Allo stesso modo, solo dopo il disappunto che segue il primo litigio, l’irritazione della prima visita prolungata di un parente non gradito, la coppia ritrova se stessa ed inizia a gustare la propria unione e affiatamento. Solo dopo un sofferto noviziato, fatto di dolorose cadute, qualcosa di simile alla mistica notte dell’anima, gli sposi scoprono la gioia di elevarsi reciprocamente verso Dio; solo dopo aver represso con fatica il proprio egoismo in una serie di mutue concessioni, essi gustano la gioia della reciproca comunione; solo sulle ceneri dell’amor proprio, come la fenice, si elevano a quella condizione stabile di reciproco affetto che chiamiamo Matrimonio cristiano. 
Essendo sopravvissuti al Venerdì Santo della crisi, grazie alla loro fedeltà alla promessa, la coppia è ammessa alla Pasqua della pace e della gioia. I momenti d’intensa gioia si fanno più frequenti e profondi, la sintonia fra di loro si rafforza, mentre gli scontri dovuti alla passione si fanno meno accesi. Tensioni e urti dovuti alla sensibilità si attenuano e gli sposi iniziano a gustare nella calma la bellezza e la gioia dello stare insieme. L’amore diventa più consapevole della propria missione spirituale, si occupa più a lungo delle cose del Padre celeste e la ricompensa che la coppia riceve per la sua fedeltà alle promesse, per aver superato il momentaneo disincanto, consiste nelle gioie della vita matrimoniale, nel dono celeste dei figli che rende gli sposi una sorta di Trinità terrestre, a testimonianza che Dio non si è ancora stancato degli uomini.
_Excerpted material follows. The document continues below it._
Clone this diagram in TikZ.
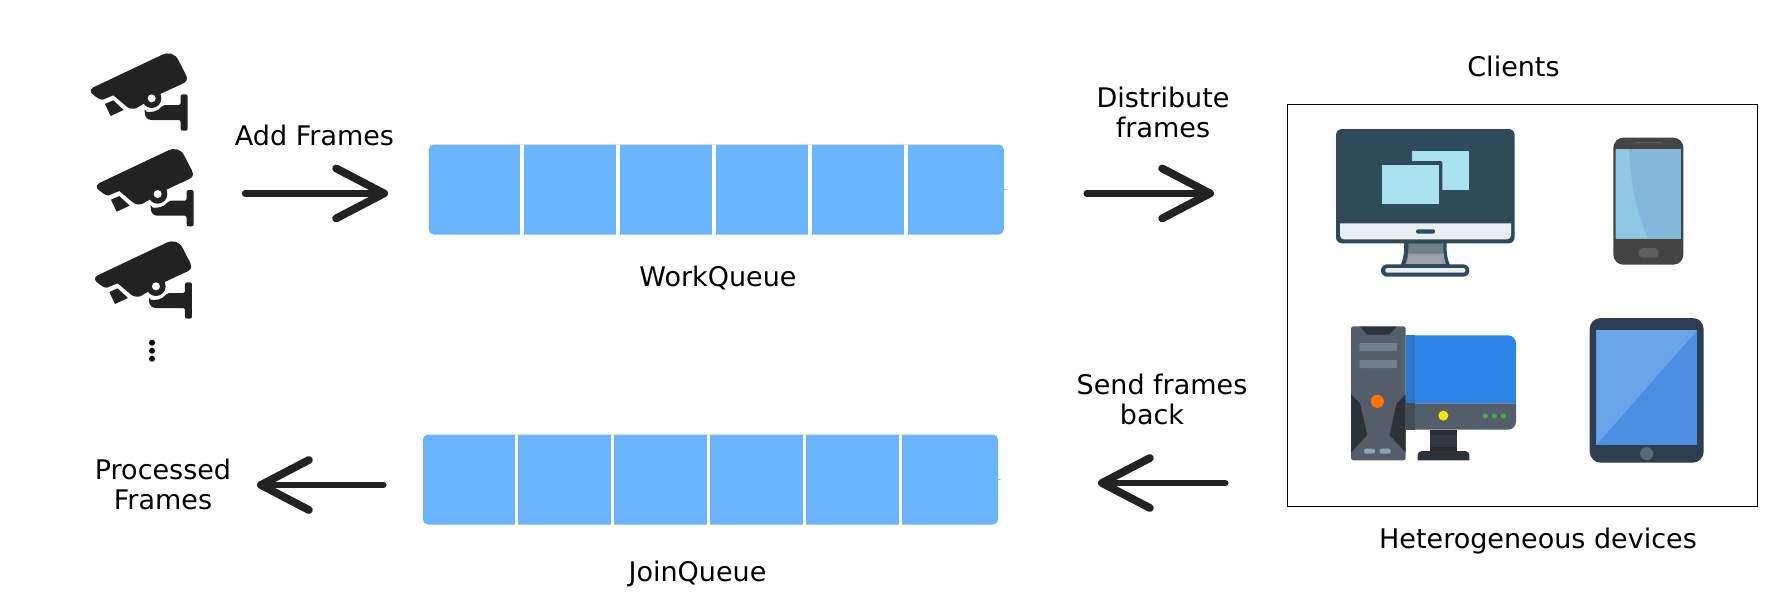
\documentclass[tikz,border=0pt]{standalone}
\usepackage{fontspec}
\setmainfont{DejaVu Sans}
\usetikzlibrary{arrows.meta}

\definecolor{barblue}{HTML}{69B3FF}
\definecolor{inkdark}{HTML}{222222}
\definecolor{teal}{HTML}{2F4B5A}
\definecolor{winblue}{HTML}{A9E2EF}
\definecolor{bezel}{HTML}{ECEFF1}
\definecolor{standup}{HTML}{6F8088}
\definecolor{standlo}{HTML}{9AA0A6}
\definecolor{phonebody}{HTML}{444444}
\definecolor{phonekey}{HTML}{5E5E5E}
\definecolor{phonescr}{HTML}{83B8DA}
\definecolor{phoneglare}{HTML}{8EC8E4}
\definecolor{towergrey}{HTML}{545E6B}
\definecolor{towerdark}{HTML}{2D3239}
\definecolor{drivebar}{HTML}{717F8E}
\definecolor{btnpill}{HTML}{8FA3B5}
\definecolor{scrblue}{HTML}{2C84E8}
\definecolor{scrstrip}{HTML}{2A79C9}
\definecolor{lowstrip}{HTML}{454D59}
\definecolor{neckgrey}{HTML}{33383F}
\definecolor{neckdark}{HTML}{282C30}
\definecolor{tabbody}{HTML}{2D3E50}
\definecolor{tabscr}{HTML}{4A8FE0}
\definecolor{tabglare}{HTML}{6BA4E8}
\definecolor{tabkey}{HTML}{56687A}

\tikzset{
  lbl/.style={font=\fontsize{13.5}{15}\selectfont, align=center, inner sep=0pt},
  queuebar/.style={fill=barblue, rounded corners=2.5pt, inner sep=0pt, minimum width=287.5pt, minimum height=45pt},
  queuegap/.style={white, line width=1.8pt},
  bigarrow/.style={inkdark, line width=3.1pt, line cap=round, -{Straight Barb[length=24pt, width=25pt, line width=3.9pt, round]}},
  icon/.style={x=0.16667pt, y=-0.16667pt},
  camera/.pic={
    \begin{scope}[icon]
    \fill[white] (275,295) circle (40);
    \fill[inkdark] (100,262) -- (305,165) .. controls (325,155) and (345,160) .. (355,180) -- (378,225) .. controls (385,240) and (378,245) .. (370,250) -- (305,280) -- (250,312) -- (228,325) .. controls (215,328) and (208,325) .. (203,322) -- (160,286) -- (128,299) .. controls (118,299) and (110,293) .. (95,280) .. controls (90,272) and (92,266) .. (100,262) -- cycle;
    \fill[inkdark] (135,312) -- (160,301) -- (191,330) -- (152,348) -- cycle;
    \fill[inkdark] (275,295) circle (29);
    \fill[white] (275,295) circle (12);
    \fill[inkdark, rounded corners=1pt] (254,334) .. controls (270,338) and (295,335) .. (308,315) -- (362,315) -- (362,283) -- (383,283) -- (383,392) -- (362,392) -- (362,360) -- (280,360) .. controls (262,360) and (255,350) .. (254,334) -- cycle;
    \end{scope}
  }
}

\begin{document}
\begin{tikzpicture}[x=0.5pt, y=-0.5pt]
\useasboundingbox (0,0) rectangle (1784,600);

% cameras
\pic at (60,0) {camera};
\pic at (66,95.7) {camera};
\pic at (64.3,188) {camera};
\foreach \y in {342.7,350.7,358.7} {
  \fill[black] (152,\y) circle (3);
}

% queues
\node[queuebar] (workQ) at (716.25,189.5) {};
\node[queuebar] (joinQ) at (710.5,479.5) {};
\foreach \x in {522,618,714,810,906} {
  \draw[queuegap] (\x,144.5) -- (\x,234.5);
  \draw[queuegap] (\x-5.7,434.5) -- (\x-5.7,524.5);
}
\draw[black!25, line width=0.5pt] (workQ.east) -- ++(3,0);
\draw[black!25, line width=0.5pt] (joinQ.east) -- ++(3,0);

\node[lbl] (addL) at (314.5,135.2) {Add Frames};
\node[lbl] (workL) at (718,278.2) {WorkQueue};
\node[lbl] (joinL) at (697.5,573.5) {JoinQueue};
\node[lbl] (distL) at (1163,112) {Distribute\\frames};
\node[lbl] (sendL) at (1162,399.7) {Send frames\\back\hspace*{10pt}};
\node[lbl] (procL) at (163,484.2) {Processed\\Frames};
\node[lbl] (clientsL) at (1513.5,66) {Clients};
\node[lbl] (hetL) at (1538,541) {Heterogeneous devices};

% arrows
\coordinate (A1) at (245,193.4);
\coordinate (A2) at (388,193.4);
\coordinate (B1) at (1086.6,193.4);
\coordinate (B2) at (1214,193.4);
\coordinate (C1) at (1225.4,483);
\coordinate (C2) at (1098,483);
\coordinate (D1) at (383.4,485);
\coordinate (D2) at (257,485);
\draw[bigarrow] (A1) -- (A2);
\draw[bigarrow] (B1) -- (B2);
\draw[bigarrow] (C1) -- (C2);
\draw[bigarrow] (D1) -- (D2);

\node[draw=black, line width=0.6pt, inner sep=0pt, minimum width=235.2pt, minimum height=201pt] (clients) at (1522.5,305.3) {};

% monitor and phone
\begin{scope}[shift={(1280,90)}, icon]
\fill[teal] (372,455) -- (500,455) .. controls (498,490) and (503,510) .. (512,530) -- (360,530) .. controls (369,510) and (374,490) .. (372,455) -- cycle;
\fill[standup] (385,460) .. controls (386,470) and (385,480) .. (384,490) -- (491,490) .. controls (490,480) and (489,470) .. (490,460) -- cycle;
\fill[standlo] (384,490) -- (491,490) .. controls (492,505) and (495,515) .. (498,522) -- (376,522) .. controls (380,515) and (383,505) .. (384,490) -- cycle;
\fill[teal, rounded corners=3pt] (168,117) rectangle (704,460);
\fill[bezel] (180,400) [rounded corners=2pt] -- (180,448) -- (693,448) [sharp corners] -- (693,400) -- cycle;
\fill[teal, rounded corners=1pt] (408,418) rectangle (465,431);
\fill[winblue] (397,182) rectangle (567,299);
\fill[teal, rounded corners=1pt] (295,213) rectangle (487,350);
\fill[winblue] (306,225) rectangle (476,341);
\fill[teal, rounded corners=3pt] (303,523) rectangle (568,560);
\fill[bezel, rounded corners=1pt] (316,534) rectangle (556,548);
\fill[phonebody, rounded corners=5pt] (1000,143) rectangle (1210,524);
\fill[phonekey] (1068,155) rectangle (1143,160);
\fill[phonescr] (1007,178) rectangle (1204,446);
\fill[phoneglare] (1007,178) -- (1047,178) .. controls (1052,280) and (1070,380) .. (1105,446) -- (1007,446) -- cycle;
\fill[phonekey, rounded corners=2pt] (1076,474) rectangle (1136,503);
\end{scope}

% desktop and tablet
\begin{scope}[shift={(1280,300)}, icon]
\fill[scrblue] (377,310) -- (377,106) [rounded corners=4pt] -- (708,106) [sharp corners] -- (708,310) -- cycle;
\fill[scrstrip] (377,106) rectangle (406,310);
\fill[towergrey] (377,310) -- (708,310) [rounded corners=4pt] -- (708,389) [sharp corners] -- (377,389) -- cycle;
\fill[lowstrip] (377,310) rectangle (406,389);
\fill[yellow!85!orange] (490,347) circle (15);
\foreach \x in {616,643,670} {
  \fill[green!60!black!75!white] (\x,348) circle (7.5);
}
\fill[neckgrey] (449,389) rectangle (532,453);
\fill[neckdark] (449,389) rectangle (532,405);
\fill[neckdark] (449,440) rectangle (532,453);
\fill[towerdark] (413,481) [rounded corners=2pt] -- (413,453) -- (568,453) [sharp corners] -- (568,481) -- cycle;
\fill[towergrey, rounded corners=1.2pt] (213,79) rectangle (377,481);
\fill[towerdark] (240,80) -- (350,80) -- (328,104) -- (262,104) -- cycle;
\fill[drivebar, rounded corners=0.5pt] (239,129) rectangle (351,153);
\fill[drivebar, rounded corners=0.5pt] (239,180) rectangle (351,204);
\fill[orange!90!red] (292,304) circle (19.5);
\fill[towerdark] (213,283) -- (240,310) -- (262,405) -- (213,458) -- cycle;
\fill[towerdark] (377,283) -- (350,310) -- (328,405) -- (377,458) -- cycle;
\foreach \x in {252,299} {
  \fill[btnpill, rounded corners=1pt] (\x,446) rectangle (\x+33,461);
}
\fill[tabbody, rounded corners=5.5pt] (929,54) rectangle (1271,488);
\fill[tabscr] (949,90) rectangle (1252,435);
\fill[tabglare] (949,90) -- (1252,90) -- (949,435) -- cycle;
\fill[tabkey] (1100,461) circle (19.5);
\end{scope}
\end{tikzpicture}
\end{document}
Il terzo modo di evitare la crisi matrimoniale è quello di renderlo fruttuoso. L’amore fra marito e moglie ha le sue stagioni di estasi e trasporto, ma anche il suo inverno del disincanto. Il marito, dopo qualche anno di vita matrimoniale scopre che la moglie non è più una figlia degli dèi e questa a sua volta si rende conto che egli non è più il suo prestante Apollo.